# [What the task asks]
Copy out the listing that follows exactly, dropping every picture.

----------

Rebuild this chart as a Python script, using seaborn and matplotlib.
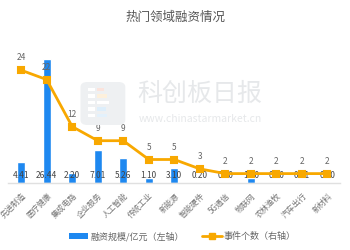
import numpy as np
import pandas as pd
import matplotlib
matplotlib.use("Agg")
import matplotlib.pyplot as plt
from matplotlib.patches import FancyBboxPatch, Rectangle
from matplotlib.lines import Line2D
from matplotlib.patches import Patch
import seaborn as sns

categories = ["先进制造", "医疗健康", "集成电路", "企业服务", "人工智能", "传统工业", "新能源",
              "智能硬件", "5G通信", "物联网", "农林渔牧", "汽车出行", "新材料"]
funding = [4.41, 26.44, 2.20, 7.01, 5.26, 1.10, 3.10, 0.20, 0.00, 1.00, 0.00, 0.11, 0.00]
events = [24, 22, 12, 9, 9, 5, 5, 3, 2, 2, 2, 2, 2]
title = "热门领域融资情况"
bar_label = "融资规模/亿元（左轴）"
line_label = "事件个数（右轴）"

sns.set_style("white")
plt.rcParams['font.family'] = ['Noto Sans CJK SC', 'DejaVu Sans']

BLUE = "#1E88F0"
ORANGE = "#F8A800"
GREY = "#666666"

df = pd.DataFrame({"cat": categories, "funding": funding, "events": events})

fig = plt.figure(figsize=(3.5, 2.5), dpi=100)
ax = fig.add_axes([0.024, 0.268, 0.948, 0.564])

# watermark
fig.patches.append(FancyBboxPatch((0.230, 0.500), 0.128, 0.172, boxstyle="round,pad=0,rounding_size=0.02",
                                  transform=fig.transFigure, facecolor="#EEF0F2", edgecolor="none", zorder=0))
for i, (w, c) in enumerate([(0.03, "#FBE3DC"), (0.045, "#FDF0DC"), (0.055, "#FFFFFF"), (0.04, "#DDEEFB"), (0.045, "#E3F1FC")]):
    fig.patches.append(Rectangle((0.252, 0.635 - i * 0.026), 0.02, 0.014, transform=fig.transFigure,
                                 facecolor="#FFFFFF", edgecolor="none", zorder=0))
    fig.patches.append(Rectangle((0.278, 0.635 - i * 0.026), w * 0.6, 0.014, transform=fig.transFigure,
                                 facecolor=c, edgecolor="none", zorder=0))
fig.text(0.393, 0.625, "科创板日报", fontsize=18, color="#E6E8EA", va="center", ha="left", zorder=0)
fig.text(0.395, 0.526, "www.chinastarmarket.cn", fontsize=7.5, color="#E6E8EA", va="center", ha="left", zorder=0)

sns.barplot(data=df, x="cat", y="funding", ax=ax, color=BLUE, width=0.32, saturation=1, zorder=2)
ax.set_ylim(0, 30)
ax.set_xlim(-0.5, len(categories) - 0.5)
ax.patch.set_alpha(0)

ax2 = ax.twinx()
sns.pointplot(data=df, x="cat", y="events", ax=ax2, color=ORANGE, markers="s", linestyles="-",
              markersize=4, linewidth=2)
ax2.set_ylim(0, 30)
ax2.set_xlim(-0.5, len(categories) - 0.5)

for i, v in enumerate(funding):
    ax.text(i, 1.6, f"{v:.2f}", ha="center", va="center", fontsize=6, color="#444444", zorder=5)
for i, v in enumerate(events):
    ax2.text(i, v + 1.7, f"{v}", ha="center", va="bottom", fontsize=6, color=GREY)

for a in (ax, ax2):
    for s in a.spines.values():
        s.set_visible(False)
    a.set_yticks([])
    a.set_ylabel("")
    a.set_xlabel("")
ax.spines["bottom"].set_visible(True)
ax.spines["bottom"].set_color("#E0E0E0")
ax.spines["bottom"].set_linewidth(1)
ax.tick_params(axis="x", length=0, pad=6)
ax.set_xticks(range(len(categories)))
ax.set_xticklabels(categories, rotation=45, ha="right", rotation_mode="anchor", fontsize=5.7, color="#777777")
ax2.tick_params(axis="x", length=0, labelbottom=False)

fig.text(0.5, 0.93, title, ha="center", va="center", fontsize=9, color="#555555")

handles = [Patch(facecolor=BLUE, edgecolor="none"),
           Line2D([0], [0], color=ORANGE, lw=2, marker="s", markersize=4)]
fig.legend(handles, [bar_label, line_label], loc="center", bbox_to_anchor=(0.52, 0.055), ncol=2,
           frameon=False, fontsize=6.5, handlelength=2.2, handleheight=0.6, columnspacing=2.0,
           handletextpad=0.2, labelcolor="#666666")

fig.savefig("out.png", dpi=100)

----------

# [The result]
Rebuild this chart as a Python script, using seaborn and matplotlib.
import numpy as np
import pandas as pd
import matplotlib
matplotlib.use("Agg")
import matplotlib.pyplot as plt
from matplotlib.patches import FancyBboxPatch, Rectangle
from matplotlib.lines import Line2D
from matplotlib.patches import Patch
import seaborn as sns

categories = ["先进制造", "医疗健康", "集成电路", "企业服务", "人工智能", "传统工业", "新能源",
              "智能硬件", "5G通信", "物联网", "农林渔牧", "汽车出行", "新材料"]
funding = [4.41, 26.44, 2.20, 7.01, 5.26, 1.10, 3.10, 0.20, 0.00, 1.00, 0.00, 0.11, 0.00]
events = [24, 22, 12, 9, 9, 5, 5, 3, 2, 2, 2, 2, 2]
title = "热门领域融资情况"
bar_label = "融资规模/亿元（左轴）"
line_label = "事件个数（右轴）"

sns.set_style("white")
plt.rcParams['font.family'] = ['Noto Sans CJK SC', 'DejaVu Sans']

BLUE = "#1E88F0"
ORANGE = "#F8A800"
GREY = "#666666"

df = pd.DataFrame({"cat": categories, "funding": funding, "events": events})

fig = plt.figure(figsize=(3.5, 2.5), dpi=100)
ax = fig.add_axes([0.024, 0.268, 0.948, 0.564])

# watermark
fig.patches.append(FancyBboxPatch((0.230, 0.500), 0.128, 0.172, boxstyle="round,pad=0,rounding_size=0.02",
                                  transform=fig.transFigure, facecolor="#EEF0F2", edgecolor="none", zorder=0))
for i, (w, c) in enumerate([(0.03, "#FBE3DC"), (0.045, "#FDF0DC"), (0.055, "#FFFFFF"), (0.04, "#DDEEFB"), (0.045, "#E3F1FC")]):
    fig.patches.append(Rectangle((0.252, 0.635 - i * 0.026), 0.02, 0.014, transform=fig.transFigure,
                                 facecolor="#FFFFFF", edgecolor="none", zorder=0))
    fig.patches.append(Rectangle((0.278, 0.635 - i * 0.026), w * 0.6, 0.014, transform=fig.transFigure,
                                 facecolor=c, edgecolor="none", zorder=0))
fig.text(0.393, 0.625, "科创板日报", fontsize=18, color="#E6E8EA", va="center", ha="left", zorder=0)
fig.text(0.395, 0.526, "www.chinastarmarket.cn", fontsize=7.5, color="#E6E8EA", va="center", ha="left", zorder=0)

sns.barplot(data=df, x="cat", y="funding", ax=ax, color=BLUE, width=0.32, saturation=1, zorder=2)
ax.set_ylim(0, 30)
ax.set_xlim(-0.5, len(categories) - 0.5)
ax.patch.set_alpha(0)

ax2 = ax.twinx()
sns.pointplot(data=df, x="cat", y="events", ax=ax2, color=ORANGE, markers="s", linestyles="-",
              markersize=4, linewidth=2)
ax2.set_ylim(0, 30)
ax2.set_xlim(-0.5, len(categories) - 0.5)

for i, v in enumerate(funding):
    ax.text(i, 1.6, f"{v:.2f}", ha="center", va="center", fontsize=6, color="#444444", zorder=5)
for i, v in enumerate(events):
    ax2.text(i, v + 1.7, f"{v}", ha="center", va="bottom", fontsize=6, color=GREY)

for a in (ax, ax2):
    for s in a.spines.values():
        s.set_visible(False)
    a.set_yticks([])
    a.set_ylabel("")
    a.set_xlabel("")
ax.spines["bottom"].set_visible(True)
ax.spines["bottom"].set_color("#E0E0E0")
ax.spines["bottom"].set_linewidth(1)
ax.tick_params(axis="x", length=0, pad=6)
ax.set_xticks(range(len(categories)))
ax.set_xticklabels(categories, rotation=45, ha="right", rotation_mode="anchor", fontsize=5.7, color="#777777")
ax2.tick_params(axis="x", length=0, labelbottom=False)

fig.text(0.5, 0.93, title, ha="center", va="center", fontsize=9, color="#555555")

handles = [Patch(facecolor=BLUE, edgecolor="none"),
           Line2D([0], [0], color=ORANGE, lw=2, marker="s", markersize=4)]
fig.legend(handles, [bar_label, line_label], loc="center", bbox_to_anchor=(0.52, 0.055), ncol=2,
           frameon=False, fontsize=6.5, handlelength=2.2, handleheight=0.6, columnspacing=2.0,
           handletextpad=0.2, labelcolor="#666666")

fig.savefig("out.png", dpi=100)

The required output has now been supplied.